И Раймонди, и Вазари следует канону изображения Благоразумия, как он сформировался к середине XVI в. В частности, в «Иконологии» Чезаре Рипы (1560?-1625), впервые изданной в 1593 г. в Риме, образ «Благоразумия» описывается следующим образом: «Женщина с двумя ликами, на голове у нее – сияющий шлем; рядом с ней – олень; в левой руке – зеркало, в правой – стрела, вокруг которой обвилась рыба-прилипала. Шлем означает мудрость человека предусмотрительного, когда он вооружен мудрым советом, чтобы себя обезопасить; олень – задумчиво жует, ибо мы должны задуматься, прежде чем примем решение. Зеркало предлагает нам обозреть наши недостатки, погрузившись в самопознание. Рыба-прилипала, останавливающая корабли, напоминает, чтобы не откладывали совершение добрых дел, когда время лихорадочно спешит».[314]

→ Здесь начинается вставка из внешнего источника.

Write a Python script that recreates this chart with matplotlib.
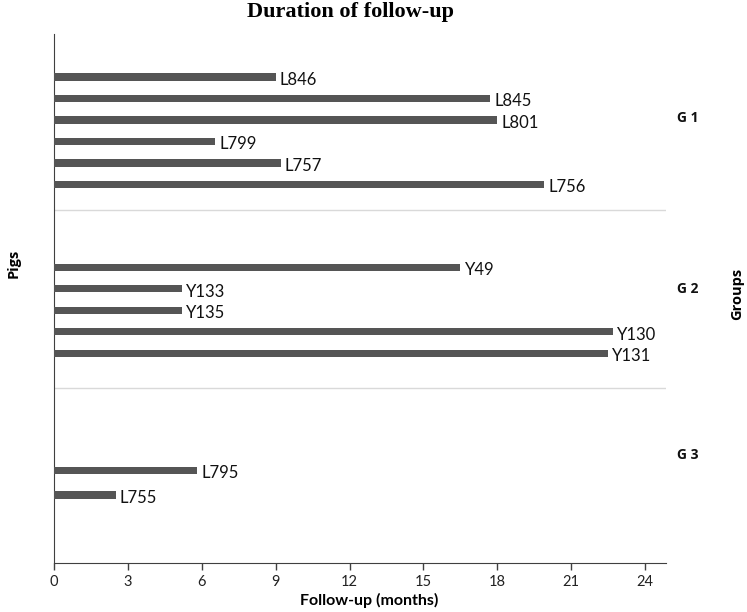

Укажем, что два лика Благоразумия подобны двум ликам Януса, ибо благоразумный внимает и прошлому, и будущему. У Вазари на рисунке вместо описанной Рипой рыбы-прилипалы присутствует змея, издревле являвшаяся атрибутом богини мудрости – Минервы.[315]
Именно «Благоразумие» из числа четырех основных добродетелей представлено на гербе Расселлов как одно из неотъемлемых качеств рода. Щит герба «английской» ветви рода Расселлов выглядит следующим образом: по серебряному полю (цвет, в геральдике символизирующий «искренность и миролюбие») полоса черно-соболиного цвета (символизирует «мудрость и предусмотрительность»), красный лев (символизирует «храбрость и возвышенность души»), вверху – три золотые раковины (символизируют «щедрость и возвышенность ума»). Одновременное использование серебряного и черного указывает на «склонность к религиозности».
И интересно, что одно из сравнительно поздних изображений Благоразумия, выполненное Джошуа Инглишем в середине XVII в., представляет сидящую девушку правую руку она характерным жестом подносит ко рту, призывая к молчанию, а в левой сжимает змей – и эта деталь точно соответствует портрету Эдварда Расселла.
Однако при таком истолковании символического изображения в «окне» на портрете его брата Фрэнсиса мы приходим к противоречию: неужели изображенные там рептилии на рисунке одновременно ассоциируются и с «пагубой мира сего», и с мудростью? Можно, конечно, сослаться на амбивалентность символов, но, как правило, в случаях, когда в неком символе можно увидеть полярно противоположные качества, это указывает на то, что мы упустили еще некое его «измерение», в котором эти качества примирины и нейтрализованы.
Если мы попробуем взглянуть на оба портрета Расселлов и попытаться увидеть их в контексте развертывающейся «истории образов», то, возможно, противоречие «снимется».
Портрет Фрэнсиса Расселла, несомненно, «приписывался» к ранее нарисованному портрету его брата и должен был следовать специфике предшествующей работы – так, как эту специфику понимал второй художник. (Не исключено, что портреты принадлежат одному автору – но тогда существует реальная возможность атрибутации изображений: если сохранились архивы семьи за те годы, то среди выплат «ремесленникам», возможно, всплывет в соответствующие периоды одно и то же имя – тогда можно утверждать, что, скорее всего, это – создатель наших портретов.)
Мы уже говорили, что в интересующую нас эпоху лабиринты были весьма популярны в Европе. С одной стороны, образ лабиринта достаточно оторвался от своих языческих коннотаций и был «адаптирован» Церковью еще в Средневековье: известно, что в Шартском соборе на полу был выложен лабиринт, прохождение которого на коленях, с произнесением молитв, приравнивалось к паломничеству в Иерусалим – центр лабиринта характерным образом назывался «Небо» (Le Ceil) или Jerusalem; аналогичные лабиринты существовали в Амьене, ряде других французских соборов, были распространены и в Италии; свой лабиринт когда-то был в Реймском соборе.[316]
С другой стороны, если мы посмотрим популярную книжную продукцию той поры, то увидим, что гравюры с изображением Тесея, убивающего Минотавра в Критском лабиринте, украшали множество переложений в рыцарском духе античных мифов.[317]